The borrowing costs of Muthoot Finance are expected to go up by 50 to 150 basis points due to the banking regulator's recent notification. In February, the Reserve Bank of India had told banks that buying loans against gold jewellery from non-banking finance companies could no longer form part of (the mandatory) ‘priority sector lending'.

On the sidelines of the meeting to announce Muthoot's IPO issue, Mr Oommem K Mammen, Chief Financial Officer, told Business Line the company's cost of borrowing would go up and this will be passed on to its customers. Currently, the NBFC's borrowings are at 10.5-11.5 per cent.

Muthoot Finance had sold gold loan portfolio to banks worth Rs 3,246 crore till November 2010, which represented a four-fold growth in two years. The portfolio reported a 147 per cent jump to Rs 2,008 crore in 2009-10. It sold loans worth Rs 813 crore in 2008-09, which was almost double that of the previous year.

This shows that private banks which do not meet the 40 per cent priority sector lending target find it easier to buy these loans from NBFCs to ramp their book.

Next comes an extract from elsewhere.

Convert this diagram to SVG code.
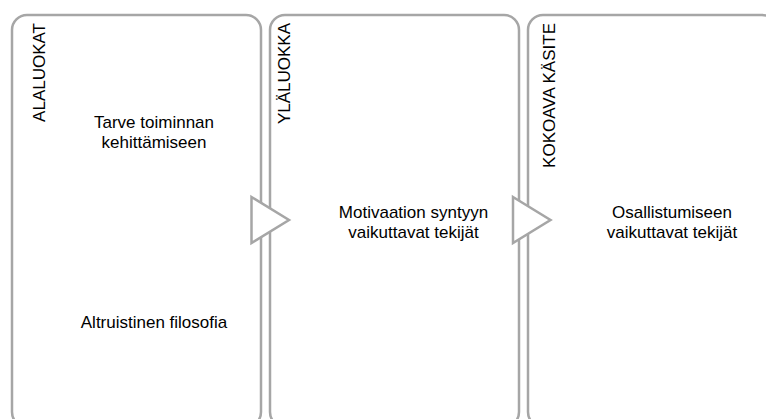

Muthoot's IPO opened on April 18 and closes on April 21. The company expects to issue 4.3 crore equity shares of face value Rs 10 at a price band of Rs 160-175.

Stolen gold

Asked about how the company ensures that the gold jewellery pledged is not stolen, Mr George Jacob Muthoot, Joint Managing Director, said customers are asked to comply with ‘know your customer' norms.

The number of stolen jewellery cases increased to 69 for the eight months ending November 30, 2010, from 48 cases in 2008-09. The increase in cases may be due to more number of branches being opened, he said. “Insurance covers this risk,” said Mr Muthoot.

The company has undertaken insurance coverage of Rs 22,700 crore as on February 28, 2011, for various risks. The offer document states that the amount of insurance coverage may be less than the replacement cost of all covered property and may not be sufficient to cover all financial losses that the company may suffer should a risk materialise.